[Source code of charts]
════════════════
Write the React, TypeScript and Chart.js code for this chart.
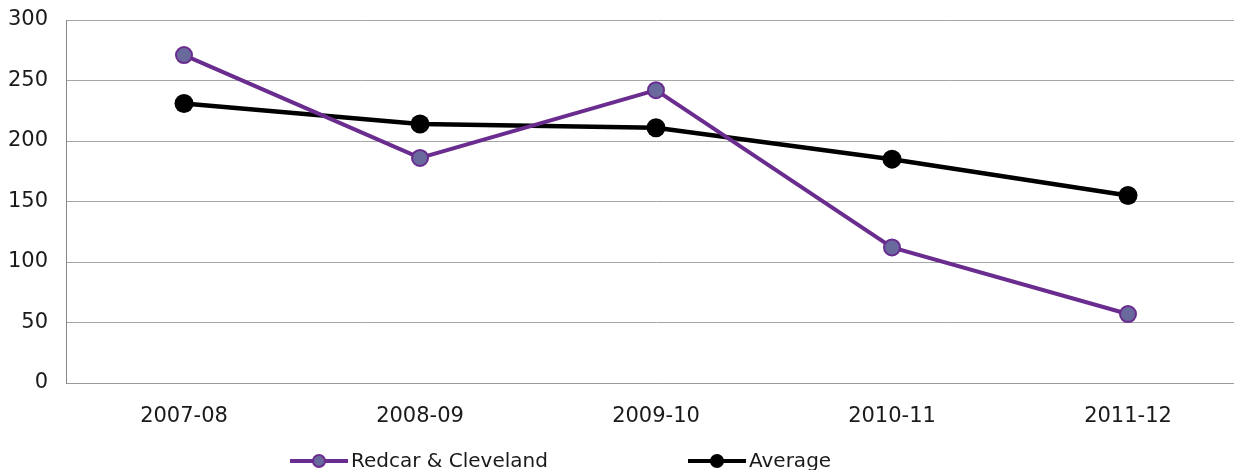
import React, { useEffect, useRef } from "react";
import { Chart, registerables } from "chart.js";

Chart.register(...registerables);

const categories = ["2007-08", "2008-09", "2009-10", "2010-11", "2011-12"];
const redcarValues = [271, 186, 242, 112, 57];
const averageValues = [231, 214, 211, 185, 155];
const yTicks = [0, 50, 100, 150, 200, 250, 300];

const PURPLE = "#6A2C8E";
const PURPLE_FILL = "#69699D";
const FONT = "'DejaVu Sans', Verdana, sans-serif";

const legendPlugin = {
  id: "customLegend",
  afterDraw(chart: any) {
    const ctx = chart.ctx;
    const items = [
      { label: "Redcar & Cleveland", line: PURPLE, fill: PURPLE_FILL, border: PURPLE, x: 290 },
      { label: "Average", line: "#000000", fill: "#000000", border: "#000000", x: 688 },
    ];
    const y = 461;
    ctx.save();
    items.forEach((it) => {
      ctx.strokeStyle = it.line;
      ctx.lineWidth = 4;
      ctx.beginPath();
      ctx.moveTo(it.x, y);
      ctx.lineTo(it.x + 58, y);
      ctx.stroke();
      ctx.beginPath();
      ctx.arc(it.x + 29, y, 6, 0, Math.PI * 2);
      ctx.fillStyle = it.fill;
      ctx.fill();
      ctx.lineWidth = 2;
      ctx.strokeStyle = it.border;
      ctx.stroke();
      ctx.fillStyle = "#1a1a1a";
      ctx.font = `20px ${FONT}`;
      ctx.textBaseline = "middle";
      ctx.textAlign = "left";
      ctx.fillText(it.label, it.x + 61, y + 1);
    });
    ctx.restore();
  },
};

export default function App() {
  const ref = useRef<HTMLCanvasElement>(null);
  useEffect(() => {
    if (!ref.current) return;
    const chart = new Chart(ref.current, {
      type: "line",
      data: {
        labels: categories,
        datasets: [
          {
            label: "Redcar & Cleveland",
            data: redcarValues,
            borderColor: PURPLE,
            borderWidth: 4,
            pointRadius: 8,
            pointBorderWidth: 2,
            pointBackgroundColor: PURPLE_FILL,
            pointBorderColor: PURPLE,
            tension: 0,
          },
          {
            label: "Average",
            data: averageValues,
            borderColor: "#000000",
            borderWidth: 4.5,
            pointRadius: 9.5,
            pointBorderWidth: 0,
            pointBackgroundColor: "#000000",
            pointBorderColor: "#000000",
            tension: 0,
          },
        ],
      },
      plugins: [legendPlugin],
      options: {
        animation: false,
        responsive: false,
        maintainAspectRatio: false,
        layout: { padding: { top: 20, right: 4, left: 0, bottom: 0 } },
        plugins: { legend: { display: false }, tooltip: { enabled: false } },
        scales: {
          x: {
            offset: true,
            grid: { display: false, drawTicks: false },
            border: { display: true, color: "#999999", width: 1 },
            ticks: { color: "#1a1a1a", font: { family: FONT, size: 21 }, padding: 21 },
            afterFit(scale: any) {
              scale.height = 87;
              scale.paddingLeft = 0;
              scale.paddingRight = 0;
            },
          },
          y: {
            min: 0,
            max: 300,
            afterBuildTicks(scale: any) {
              scale.ticks = yTicks.map((v) => ({ value: v }));
            },
            grid: { color: "#a6a6a6", lineWidth: 1, drawTicks: false },
            border: { display: true, color: "#888888", width: 1 },
            ticks: { color: "#1a1a1a", font: { family: FONT, size: 21 }, padding: 18 },
            afterFit(scale: any) {
              scale.width = 66;
              scale.paddingTop = 0;
              scale.paddingBottom = 0;
            },
          },
        },
      },
    });
    return () => chart.destroy();
  }, []);
  return (
    <div style={{ position: "absolute", left: 0, top: 0, width: 1234, height: 470, overflow: "hidden", background: "#fff" }}>
      <canvas ref={ref} width={1256} height={470} style={{ display: "block", width: 1256, height: 470 }} />
    </div>
  );
}
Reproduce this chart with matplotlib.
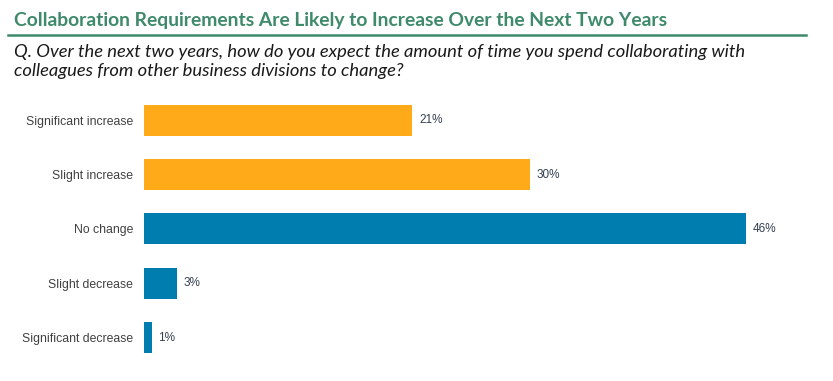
════════════════
Exercise task ▸
Without the pictures, restate each entry exactly.

Response ▸
Write the React, TypeScript and Chart.js code for this chart.
import React, { useEffect, useRef } from "react";
import { Chart, registerables } from "chart.js";

Chart.register(...registerables);

const categories = ["2007-08", "2008-09", "2009-10", "2010-11", "2011-12"];
const redcarValues = [271, 186, 242, 112, 57];
const averageValues = [231, 214, 211, 185, 155];
const yTicks = [0, 50, 100, 150, 200, 250, 300];

const PURPLE = "#6A2C8E";
const PURPLE_FILL = "#69699D";
const FONT = "'DejaVu Sans', Verdana, sans-serif";

const legendPlugin = {
  id: "customLegend",
  afterDraw(chart: any) {
    const ctx = chart.ctx;
    const items = [
      { label: "Redcar & Cleveland", line: PURPLE, fill: PURPLE_FILL, border: PURPLE, x: 290 },
      { label: "Average", line: "#000000", fill: "#000000", border: "#000000", x: 688 },
    ];
    const y = 461;
    ctx.save();
    items.forEach((it) => {
      ctx.strokeStyle = it.line;
      ctx.lineWidth = 4;
      ctx.beginPath();
      ctx.moveTo(it.x, y);
      ctx.lineTo(it.x + 58, y);
      ctx.stroke();
      ctx.beginPath();
      ctx.arc(it.x + 29, y, 6, 0, Math.PI * 2);
      ctx.fillStyle = it.fill;
      ctx.fill();
      ctx.lineWidth = 2;
      ctx.strokeStyle = it.border;
      ctx.stroke();
      ctx.fillStyle = "#1a1a1a";
      ctx.font = `20px ${FONT}`;
      ctx.textBaseline = "middle";
      ctx.textAlign = "left";
      ctx.fillText(it.label, it.x + 61, y + 1);
    });
    ctx.restore();
  },
};

export default function App() {
  const ref = useRef<HTMLCanvasElement>(null);
  useEffect(() => {
    if (!ref.current) return;
    const chart = new Chart(ref.current, {
      type: "line",
      data: {
        labels: categories,
        datasets: [
          {
            label: "Redcar & Cleveland",
            data: redcarValues,
            borderColor: PURPLE,
            borderWidth: 4,
            pointRadius: 8,
            pointBorderWidth: 2,
            pointBackgroundColor: PURPLE_FILL,
            pointBorderColor: PURPLE,
            tension: 0,
          },
          {
            label: "Average",
            data: averageValues,
            borderColor: "#000000",
            borderWidth: 4.5,
            pointRadius: 9.5,
            pointBorderWidth: 0,
            pointBackgroundColor: "#000000",
            pointBorderColor: "#000000",
            tension: 0,
          },
        ],
      },
      plugins: [legendPlugin],
      options: {
        animation: false,
        responsive: false,
        maintainAspectRatio: false,
        layout: { padding: { top: 20, right: 4, left: 0, bottom: 0 } },
        plugins: { legend: { display: false }, tooltip: { enabled: false } },
        scales: {
          x: {
            offset: true,
            grid: { display: false, drawTicks: false },
            border: { display: true, color: "#999999", width: 1 },
            ticks: { color: "#1a1a1a", font: { family: FONT, size: 21 }, padding: 21 },
            afterFit(scale: any) {
              scale.height = 87;
              scale.paddingLeft = 0;
              scale.paddingRight = 0;
            },
          },
          y: {
            min: 0,
            max: 300,
            afterBuildTicks(scale: any) {
              scale.ticks = yTicks.map((v) => ({ value: v }));
            },
            grid: { color: "#a6a6a6", lineWidth: 1, drawTicks: false },
            border: { display: true, color: "#888888", width: 1 },
            ticks: { color: "#1a1a1a", font: { family: FONT, size: 21 }, padding: 18 },
            afterFit(scale: any) {
              scale.width = 66;
              scale.paddingTop = 0;
              scale.paddingBottom = 0;
            },
          },
        },
      },
    });
    return () => chart.destroy();
  }, []);
  return (
    <div style={{ position: "absolute", left: 0, top: 0, width: 1234, height: 470, overflow: "hidden", background: "#fff" }}>
      <canvas ref={ref} width={1256} height={470} style={{ display: "block", width: 1256, height: 470 }} />
    </div>
  );
}
Reproduce this chart with matplotlib.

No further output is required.